BAGHDAD (Reuters) - At a communal water station in a Baghdad slum, a young boy’s skinny arms fly up and down as he uses a bicycle pump to coax water from the dry ground.
His efforts produce a languid stream that will tide over his family -- and the families of the children waiting near him to fill their cooking pots -- until the next day.
This is a daily ritual for millions of Iraqis who lack access to sufficient clean water and proper sewage five years after the U.S.-led invasion to topple Saddam Hussein.
Water and sewage are perennial challenges in this arid country, where the overhaul of decrepit public works has been hindered by years of war and neglect.
Nearly a billion liters of raw sewage is dumped into Baghdad waterways each day -- enough to fill 370 Olympic-sized pools.
The United Nations estimates that less than half of Iraqis get drinking water piped into their homes in rural areas. In the capital, people set their alarm clocks to wake them in the middle of the night so they can fill storage tanks when water pressure is under less strain.
New investments in water and sanitation are only slowly bearing fruit even as Iraq seeks to capitalize on a dramatic drop in violence over the past year.
Iraqi and U.S. officials have been working to refurbish existing water plants, distribution lines and sewage works, but they say major infrastructure improvements will take years.
Since 2003, the United States has spent about $2.4 billion on Iraq’s water and sanitation sector, and the Iraqi government has now taken over funding major construction. But the World Bank estimates that at least $14 billion is needed.
In the apartment bloc where Suhad Mohammed lives in eastern Baghdad, water pressure is so weak that water doesn’t reach the top floors. Each morning, her husband and son help her fill plastic jugs from a communal tap downstairs and lug them up several flights of stairs.
“It gets even more complicated in the summer,” she said.

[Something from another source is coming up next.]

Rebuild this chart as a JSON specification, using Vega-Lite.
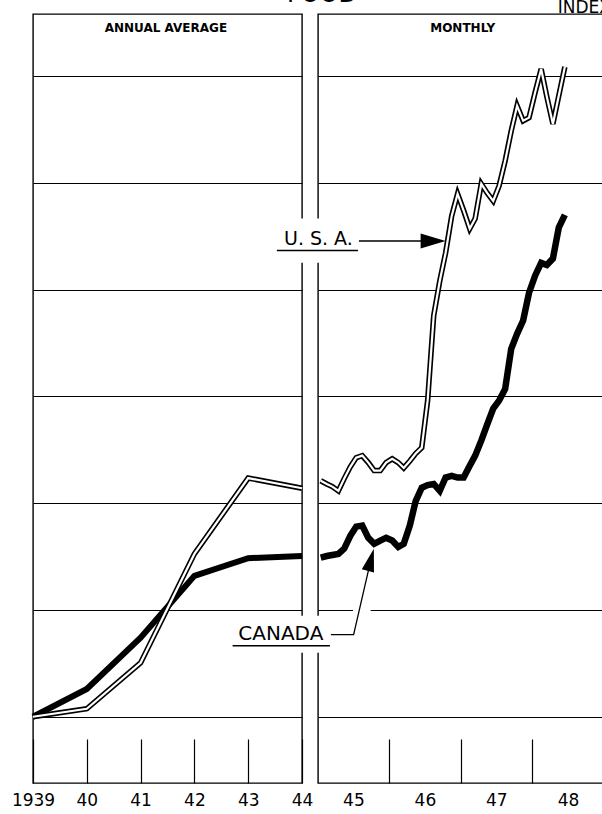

The shortages are also causing health problems.
Acute cases of diarrhea are three times more common in eastern Baghdad, where water service is most problematic, than in the rest of the city, the United Nations says. That side of the city has also seen a higher incidence of cholera.
OUT OF SIGHT, OUT OF MIND
Officials say the water system was neglected for decades under Saddam Hussein and was ill-equipped to keep pace with a rapidly growing population in the Iraqi capital.
Electricity, which flickers on in Baghdad for just a few hours a day, is another major problem. Back-up power systems at water plants are not designed to operate as often as they do.
“Every power cut, even if it lasts for just a few minutes, delays water production by three hours,” said Sadiq al-Shimari, director general of water facilities for Baghdad.
He said water production now amounts to about 2.8 million cubic meters a day in Baghdad, still far below daily demand of 4 million cubic meters.
The state of Baghdad’s sewage system may be even more bleak.
“Out of sight and out of mind,” an official at the U.S. embassy said on condition of anonymity. “There wasn’t a lot of focus from the (former) regime on the long-term consequences of dumping raw sewage onto river banks,” he said.
The United Nations says that sewage seeping and being dumped into water supplies has “grave implications” for Iraqis’ health and the environment.
Waste and illicit use of water supplies abound, too, as they do in electricity distribution and other basic services.
“We have people illegally siphoning water from the pipelines, using potable water to irrigate their gardens and fill their fish pools,” complained one Baghdad official.
“Even water used by car washes -- this wasted water could be used in areas already suffering from shortages.”
NO OTHER CHOICE
At the northern edge of Sadr City, a poor, largely Shi’ite area, a man named Ali points across a dusty, trash-strewn yard to the murky canal where he and his children bathe.
“The water is dirty, but what can we do? We don’t have any other choice,” he says, laughing bitterly.
“People like us, who earn three or four dollars a day, we spend it all on generators,” he said, referring to the informal network of neighborhood diesel generator operators who supply Baghdad’s electricity when the power goes out.
The recently opened Sadr City water treatment plant, still in its pilot phase, is expected to provide a major boost to the city’s water supply once it is operating fully.
Other government renovation and construction projects are underway, and city officials say the volume of water moving through the system has already increased substantially.
“As soon as you build new plants, and you lay down new networks, you will be able to service more people,” another U.S. official said. “It’s as simple as that, but it takes time.”
In the meantime, the government, the United Nations, and some aid groups dispense water from trucks in some of the neediest areas of Baghdad, said Vinod Alkari, a water and sanitation expert with the United Nations Children’s Fund.
The Iraqi government has been criticized for dragging its feet in spending money budgeted for vital reconstruction.
“Now they apparently have enough resources, and they’re slowly moving toward using those resources,” Alkari said.
“But the task is immense. Even with all the money in the world, it would still take time.”